We have sung kinetic machine artist Arthur Ganson’s praises often and loudly here, before, but this particular work jumped out at me while I was combing for concrete-themed content. Machine with Concrete is a gear train consisting of twelve pairs of worms and gears, each of which reduces the rotational velocity of the system by 1/50. The input shaft is constantly driven at 200 rpm, and the output shaft thus turns at (1/50)12 of that speed, at which rate, Ganson writes, “it will take well over two trillion years before the final gear makes but one turn.”
The punchline, of course, is that the final gear is embedded in a block of solid concrete.
I haven’t been able to figure out where Machine with Concrete currently lives; many of Ganson’s works are at the MIT Museum, but I couldn’t find any definitive information about this one, and would be glad to hear from anyone who knows.

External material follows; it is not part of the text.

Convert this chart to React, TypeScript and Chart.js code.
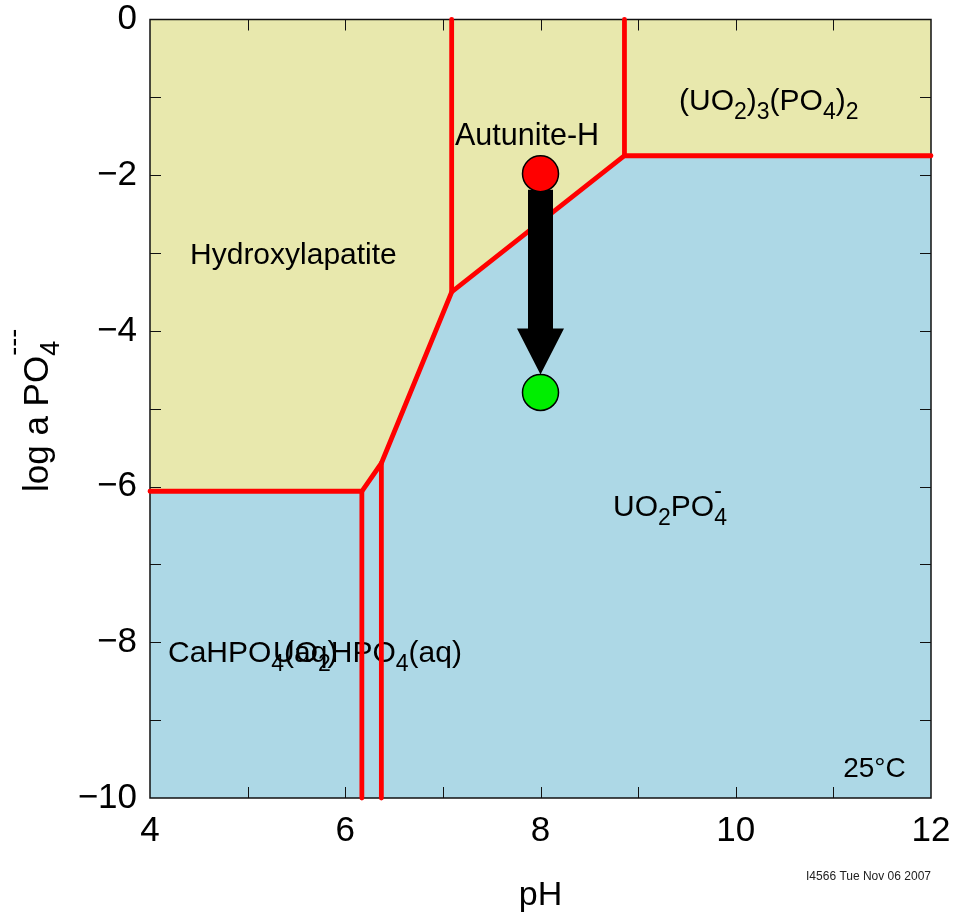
import React, { useEffect, useRef } from "react";
import { Chart, registerables } from "chart.js";

Chart.register(...registerables);

// ---- data ----
const xMin = 4;
const xMax = 12;
const yMin = -10;
const yMax = 0;

// upper boundary of the aqueous (blue) field
const boundaryPH = [4, 6.17, 6.37, 7.09, 8.86, 12];
const boundaryLogA = [-6.06, -6.06, -5.70, -3.5, -1.75, -1.75];

// vertical field boundaries
const vert1PH = [6.17, 6.17];
const vert1LogA = [-6.06, -10];
const vert2PH = [6.37, 6.37];
const vert2LogA = [-5.70, -10];
const vert3PH = [7.09, 7.09];
const vert3LogA = [-3.5, 0];
const vert4PH = [8.86, 8.86];
const vert4LogA = [-1.75, 0];

// start / end points of the path
const pathPH = [8, 8];
const pathLogA = [-1.98, -4.79];
const pathColors = ["#ff0000", "#00ee00"];

const xTickLabels = ["4", "6", "8", "10", "12"];
const yTickLabels = ["0", "\u22122", "\u22124", "\u22126", "\u22128", "\u221210"];

type Part = [string, string, string?];
const fieldLabels: { x: number; y: number; size: number; parts: Part[] }[] = [
  { x: 4.41, y: -3.14, size: 30, parts: [["Hydroxylapatite", "n"]] },
  { x: 7.124, y: -1.613, size: 30.5, parts: [["Autunite-H", "n"]] },
  {
    x: 9.419, y: -1.165, size: 30,
    parts: [["(UO", "n"], ["2", "sub"], [")", "n"], ["3", "sub"], ["(PO", "n"], ["4", "sub"], [")", "n"], ["2", "sub"]],
  },
  { x: 8.743, y: -6.376, size: 30, parts: [["UO", "n"], ["2", "sub"], ["PO", "n"], ["4", "sub", "-"]] },
  { x: 4.184, y: -8.259, size: 30, parts: [["CaHPO", "n"], ["4", "sub"], ["(aq)", "n"]] },
  { x: 5.26, y: -8.259, size: 30, parts: [["UO", "n"], ["2", "sub"], ["HPO", "n"], ["4", "sub"], ["(aq)", "n"]] },
  { x: 11.10, y: -9.73, size: 28, parts: [["25\u00b0C", "n"]] },
];

const FONT = '"Liberation Sans", Arial, Helvetica, sans-serif';

function toPts(xs: number[], ys: number[]) {
  return xs.map((x, i) => ({ x, y: ys[i] }));
}

function drawRich(ctx: CanvasRenderingContext2D, x0: number, y0: number, parts: Part[], size: number, supRaise = 0.6) {
  let x = x0;
  const subSize = Math.round(size * 0.78);
  ctx.textBaseline = "alphabetic";
  ctx.textAlign = "left";
  for (const p of parts) {
    const [t, k, sup] = p;
    if (k === "n") {
      ctx.font = `${size}px ${FONT}`;
      ctx.fillText(t, x, y0);
      x += ctx.measureText(t).width;
    } else {
      ctx.font = `${subSize}px ${FONT}`;
      ctx.fillText(t, x, y0 + size * 0.3);
      let w = ctx.measureText(t).width;
      if (sup) {
        ctx.fillText(sup, x, y0 - size * supRaise);
        w = Math.max(w, ctx.measureText(sup).width);
      }
      x += w;
    }
  }
}

const decorPlugin = {
  id: "decor",
  beforeDatasetDraw(chart: any, args: any) {
    const ctx: CanvasRenderingContext2D = chart.ctx;
    const xs = chart.scales.x;
    const ys = chart.scales.y;
    const a = chart.chartArea;
    if (args.index === 5) {
      // labels
      ctx.save();
      ctx.fillStyle = "#000";
      for (const l of fieldLabels) {
        drawRich(ctx, xs.getPixelForValue(l.x), ys.getPixelForValue(l.y), l.parts, l.size);
      }
      ctx.restore();
      // ticks & frame
      ctx.save();
      ctx.strokeStyle = "#111";
      ctx.lineWidth = 1;
      const tl = 11;
      ctx.beginPath();
      for (let v = xMin + 1; v < xMax; v++) {
        const px = Math.round(xs.getPixelForValue(v)) + 0.5;
        ctx.moveTo(px, a.bottom);
        ctx.lineTo(px, a.bottom - tl);
        ctx.moveTo(px, a.top);
        ctx.lineTo(px, a.top + tl);
      }
      for (let v = yMin + 1; v < yMax; v++) {
        const py = Math.round(ys.getPixelForValue(v)) + 0.5;
        ctx.moveTo(a.left, py);
        ctx.lineTo(a.left + tl, py);
        ctx.moveTo(a.right, py);
        ctx.lineTo(a.right - tl, py);
      }
      ctx.stroke();
      ctx.lineWidth = 1.5;
      ctx.strokeRect(a.left, a.top, a.right - a.left, a.bottom - a.top);
      ctx.restore();
    }
    if (args.index === 0) {
      // arrow from first path point to second
      const R = 18;
      const px = xs.getPixelForValue(pathPH[0]);
      const yStart = ys.getPixelForValue(pathLogA[0]) + R - 2;
      const yTip = ys.getPixelForValue(pathLogA[1]) - R;
      const headLen = 46;
      const shaftHalf = 12.5;
      const headHalf = 23.5;
      ctx.save();
      ctx.fillStyle = "#000";
      ctx.beginPath();
      ctx.moveTo(px - shaftHalf, yStart);
      ctx.lineTo(px + shaftHalf, yStart);
      ctx.lineTo(px + shaftHalf, yTip - headLen);
      ctx.lineTo(px + headHalf, yTip - headLen);
      ctx.lineTo(px, yTip);
      ctx.lineTo(px - headHalf, yTip - headLen);
      ctx.lineTo(px - shaftHalf, yTip - headLen);
      ctx.closePath();
      ctx.fill();
      ctx.restore();
    }
  },
  afterDraw(chart: any) {
    const ctx: CanvasRenderingContext2D = chart.ctx;
    const a = chart.chartArea;
    ctx.save();
    ctx.fillStyle = "#000";
    // x title
    ctx.font = `34px ${FONT}`;
    ctx.textAlign = "center";
    ctx.textBaseline = "alphabetic";
    ctx.fillText("pH", (a.left + a.right) / 2, 905);
    // y title
    ctx.save();
    ctx.translate(48, 492);
    ctx.rotate(-Math.PI / 2);
    drawRich(ctx, 0, 0, [["log a PO", "n"], ["4", "sub", "---"]], 35, 0.74);
    ctx.restore();
    // stamp
    ctx.font = `12px ${FONT}`;
    ctx.textAlign = "right";
    ctx.textBaseline = "middle";
    ctx.fillStyle = "#222";
    ctx.fillText("I4566 Tue Nov 06 2007", a.right, 877);
    ctx.restore();
  },
};

function noPad(s: any) {
  s.paddingTop = 0;
  s.paddingBottom = 0;
  s.paddingLeft = 0;
  s.paddingRight = 0;
}

export default function App() {
  const ref = useRef<HTMLCanvasElement | null>(null);
  useEffect(() => {
    document.body.style.margin = "0";
    const canvas = ref.current!;
    const red = (xs: number[], ys: number[]) => ({
      data: toPts(xs, ys),
      borderColor: "#ff0000",
      borderWidth: 4.8,
      borderCapStyle: "round" as const,
      borderJoinStyle: "miter" as const,
      pointRadius: 0,
      fill: false,
      tension: 0,
      clip: false as any,
    });
    const chart = new Chart(canvas, {
      type: "line",
      data: {
        datasets: [
          {
            data: toPts(pathPH, pathLogA),
            showLine: false,
            pointRadius: 18,
            pointBackgroundColor: pathColors,
            pointBorderColor: "#000",
            pointBorderWidth: 1.5,
            clip: false as any,
          },
          red(boundaryPH, boundaryLogA),
          red(vert1PH, vert1LogA),
          red(vert2PH, vert2LogA),
          red(vert3PH, vert3LogA),
          red(vert4PH, vert4LogA),
          {
            data: toPts(boundaryPH, boundaryLogA),
            borderWidth: 0,
            pointRadius: 0,
            fill: "start",
            backgroundColor: "#add8e6",
            tension: 0,
          },
          {
            data: toPts(boundaryPH, boundaryLogA),
            borderWidth: 0,
            pointRadius: 0,
            fill: "end",
            backgroundColor: "#e8e8ad",
            tension: 0,
          },
        ],
      },
      options: {
        responsive: false,
        animation: false,
        devicePixelRatio: 1,
        events: [],
        layout: { padding: { top: 17, right: 26, left: 0, bottom: 0 } },
        plugins: { legend: { display: false }, tooltip: { enabled: false } },
        scales: {
          x: {
            type: "linear",
            min: xMin,
            max: xMax,
            grid: { display: false, drawTicks: false },
            border: { display: false },
            ticks: {
              stepSize: 1,
              autoSkip: false,
              maxRotation: 0,
              padding: 12,
              color: "#000",
              font: { family: FONT, size: 35 },
              callback: (v: any) => {
                const i = xTickLabels.indexOf(String(v));
                return i >= 0 ? xTickLabels[i] : "";
              },
            },
            afterFit: (s: any) => {
              s.height = 116;
              noPad(s);
            },
          },
          y: {
            type: "linear",
            min: yMin,
            max: yMax,
            grid: { display: false, drawTicks: false },
            border: { display: false },
            ticks: {
              stepSize: 1,
              autoSkip: false,
              padding: 13,
              color: "#000",
              font: { family: FONT, size: 35 },
              callback: (v: any) => {
                const n = Number(v);
                if (n % 2 !== 0) return "";
                return yTickLabels[Math.round(-n / 2)];
              },
            },
            afterFit: (s: any) => {
              s.width = 150;
              noPad(s);
            },
          },
        },
      },
      plugins: [decorPlugin],
    });
    return () => chart.destroy();
  }, []);
  return (
    <div style={{ width: 957, height: 914 }}>
      <canvas ref={ref} width={957} height={914} style={{ display: "block" }} />
    </div>
  );
}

Wherever its home, I wonder about its duty cycle: Has it been running continuously since completion? If it’s in a museum, is it only run during museum hours? And though it’s easy to calculate how long it will take the final gear to turn a given distance, a more interesting question, to me, is a bit trickier: How long until it sticks? And, given that each 50-fold reduction in speed is also a 50-fold gain in torque, will it stick at all, or just slowly grind through the concrete?
Update: As of April 17, 2013, Machine with Concrete is on indefinite loan to the Exploratorium, and is currently on view. My understanding is that it still belongs to Ganson himself. Thanks to tipster Adam Ringel and to Jericha Senyak at the Exploratorium.